E lì da allora riposa in pace, nel Fondo Franco Venturi, sezione 1.B, busta Alberto Radicati di Passerano. Opuscoli curiosi, s.d. [1941?], in attesa di una riesumazione che l’andazzo dei tempi sembra allontanare.
(In copertina, Giustizia e Libertà & Biblioteca di quartiere di Sergio Benech. Sotto, una immagine che potremmo titolare “Legami” perché documenta le relazioni tra i protagonisti della nostra storyfiction: Cofanetto di poesie custodito da Sergio Benech dedicato a Roberto Malan da Gigliola Spinelli moglie di Franco Venturi studioso di Alberto Radicati.)
NOTA BENE
Il lemma storyfiction è di pura invenzione, un ossimoro che gioca con ciò che si intende con “storia” (“Esposizione ordinata di fatti e avvenimenti umani del passato, quali risultano da un’indagine critica volta ad accertare… la verità di essi”) e ciò che si intende con “fiction” (“Quanto è frutto della fantasia e dell’inventiva… contrapposto a quello che fa riferimento a eventi reali.”) – Le definizioni sono del Vocabolario Treccani – .

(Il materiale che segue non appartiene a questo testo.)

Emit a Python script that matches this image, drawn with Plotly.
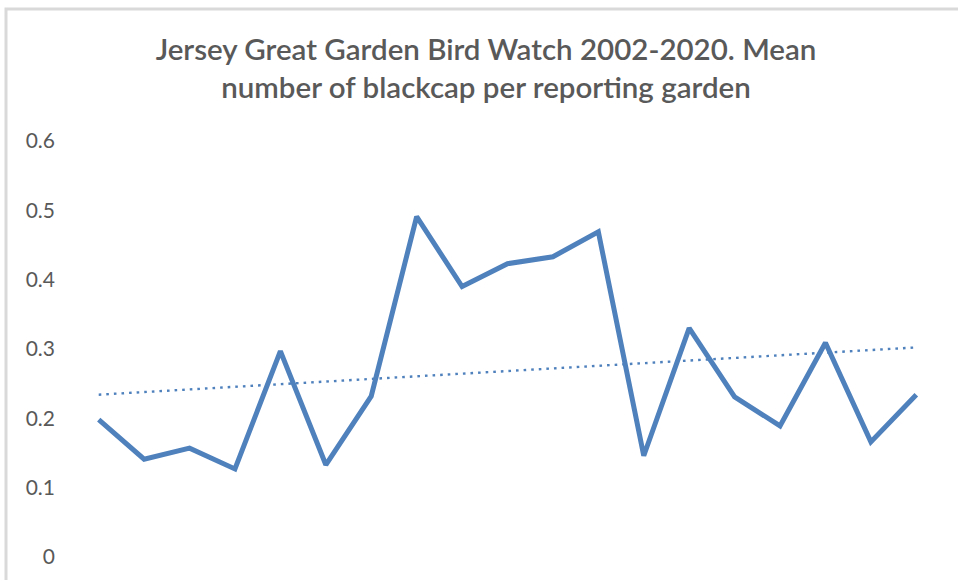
import numpy as np
import plotly.graph_objects as go

years = [str(y) for y in range(2002, 2021)]
blackcap_mean = [0.198, 0.141, 0.157, 0.127, 0.297, 0.133, 0.232, 0.491, 0.390,
                 0.423, 0.433, 0.469, 0.146, 0.330, 0.231, 0.189, 0.309, 0.166, 0.234]
y_ticks = [0, 0.1, 0.2, 0.3, 0.4, 0.5, 0.6]
y_tick_labels = ["0", "0.1", "0.2", "0.3", "0.4", "0.5", "0.6"]
title_text = "Jersey Great Garden Bird Watch 2002-2020. Mean<br>number of blackcap per reporting garden"

# linear trendline fitted to the series
idx = np.arange(len(blackcap_mean))
slope, intercept = np.polyfit(idx, blackcap_mean, 1)
trend = list(slope * idx + intercept)

LINE_BLUE = "#4F81BD"
TEXT_GRAY = "#595959"

fig = go.Figure()
fig.add_trace(go.Scatter(
    x=years, y=trend, mode="lines",
    line=dict(color=LINE_BLUE, width=2.4, dash="2.6px,5px"),
    hoverinfo="skip", showlegend=False,
))
fig.add_trace(go.Scatter(
    x=years, y=blackcap_mean, mode="lines",
    line=dict(color=LINE_BLUE, width=5),
    showlegend=False,
))

L, R, T, B = 76, 19, 141, 23
W, H = 958, 580
pw, ph = W - L - R, H - T - B

fig.update_layout(
    width=W, height=H,
    margin=dict(l=L, r=R, t=T, b=B),
    paper_bgcolor="white", plot_bgcolor="white",
    title=dict(
        text=title_text,
        x=486 / W, xanchor="center", xref="container",
        y=1 - 60 / H, yanchor="top", yref="container",
        font=dict(family="Lato", size=29.5, color=TEXT_GRAY, weight=600),
    ),
    xaxis=dict(
        type="category", range=[-0.5, len(years) - 0.5],
        showticklabels=False, showgrid=False, zeroline=False,
        showline=False, ticks="",
    ),
    yaxis=dict(
        range=[0, 0.6], tickvals=y_ticks, ticktext=y_tick_labels,
        showgrid=False, zeroline=False, showline=False, ticks="",
        ticklabelstandoff=20,
        tickfont=dict(family="Lato", size=21, color=TEXT_GRAY),
    ),
    shapes=[dict(
        type="rect", xref="paper", yref="paper",
        x0=(6 - L) / pw, x1=1.2,
        y0=-0.3, y1=(H - B - 9) / ph,
        line=dict(color="#D9D9D9", width=3),
        fillcolor="rgba(0,0,0,0)", layer="below",
    )],
)

fig.write_html("out.html", config={"displayModeBar": False},
               post_script="document.body.style.margin='0';")
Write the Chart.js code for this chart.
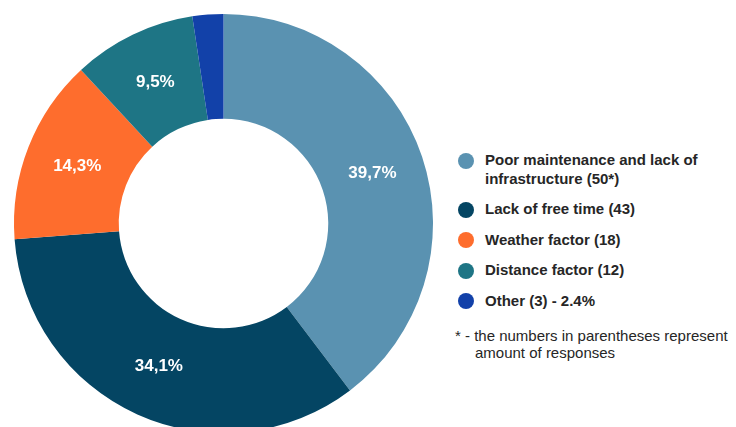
<!DOCTYPE html>
<html>
<head>
<meta charset="utf-8">
<script src="https://cdn.jsdelivr.net/npm/chart.js@4.4.1/dist/chart.umd.min.js"></script>
<style>
  html, body { margin: 0; padding: 0; background: #fff; }
  body { width: 736px; height: 427px; overflow: hidden; position: relative; font-family: "Liberation Sans", Arial, sans-serif; }
  #chartBox { position: absolute; left: 0; top: 0; width: 447px; height: 447px; }
  #legend { position: absolute; left: 458px; top: 151px; width: 280px; color: #262626; }
  .item { display: flex; align-items: flex-start; margin-bottom: 12px; font-size: 15px; font-weight: bold; line-height: 18.6px; }
  .dot { flex: none; width: 16px; height: 16px; border-radius: 50%; margin-top: 1.5px; margin-right: 11px; }
  .note { margin-top: 16px; font-size: 15px; line-height: 17px; padding-left: 17px; text-indent: -20px; margin-left: 0px; }
</style>
</head>
<body>
<div id="chartBox"><canvas id="chart" width="447" height="447"></canvas></div>
<div id="legend"></div>
<script>
// answers, in clockwise order from the top
const categories = [
  'Poor maintenance and lack of infrastructure (50*)',
  'Lack of free time (43)',
  'Weather factor (18)',
  'Distance factor (12)',
  'Other (3) - 2.4%'
];
const responses = [50, 43, 18, 12, 3];
const colors = ['#5a92b1', '#044563', '#fe6d2d', '#1e7585', '#1241a9'];
const footnote = '* - the numbers in parentheses represent amount of responses';

const total = responses.reduce((a, b) => a + b, 0);

// white percent text in the middle of each slice (small slices are left out)
const sliceLabels = {
  id: 'sliceLabels',
  afterDatasetsDraw(chart) {
    const ctx = chart.ctx;
    const meta = chart.getDatasetMeta(0);
    ctx.save();
    ctx.fillStyle = '#ffffff';
    ctx.font = 'bold 17px "Liberation Sans", Arial, sans-serif';
    ctx.textAlign = 'center';
    ctx.textBaseline = 'middle';
    meta.data.forEach((arc, i) => {
      const pct = responses[i] / total * 100;
      if (pct < 5) return;
      const pos = arc.tooltipPosition();
      ctx.fillText(pct.toFixed(1).replace('.', ',') + '%', pos.x, pos.y);
    });
    ctx.restore();
  }
};

new Chart(document.getElementById('chart'), {
  type: 'doughnut',
  data: {
    labels: categories,
    datasets: [{
      data: responses,
      backgroundColor: colors,
      borderWidth: 0,
      hoverOffset: 0
    }]
  },
  options: {
    responsive: false,
    animation: false,
    cutout: '50%',
    layout: { padding: 14 },
    plugins: {
      legend: { display: false },
      tooltip: { enabled: false }
    }
  },
  plugins: [sliceLabels]
});

// html legend
const legend = document.getElementById('legend');
categories.forEach((name, i) => {
  const row = document.createElement('div');
  row.className = 'item';
  const dot = document.createElement('span');
  dot.className = 'dot';
  dot.style.background = colors[i];
  const txt = document.createElement('span');
  txt.textContent = name;
  row.appendChild(dot);
  row.appendChild(txt);
  legend.appendChild(row);
});
const note = document.createElement('div');
note.className = 'note';
note.textContent = footnote;
legend.appendChild(note);
</script>
</body>
</html>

Questo non vuol dire che la nostra storyfiction sia frutto di fantasia, al contrario possiamo garantirne la assoluta rispondenza a fatti e persone reali, a quanto da loro detto o fatto. Coniando l’ossimoro abbiamo semplicemente voluto mettere in rilievo come talvolta la storia non arrivi a conoscere le cose, tanto più se queste cose attengono alla banale vita di tutti i giorni di banale gente comune. In tali condizioni, è possibile che la fiction venga in soccorso alla storia. Ci appelliamo al Carlo Greppi di Storie che non fanno la Storia perché venga riconosciuto un minimo di dignità intellettuale a questo gioco di parole.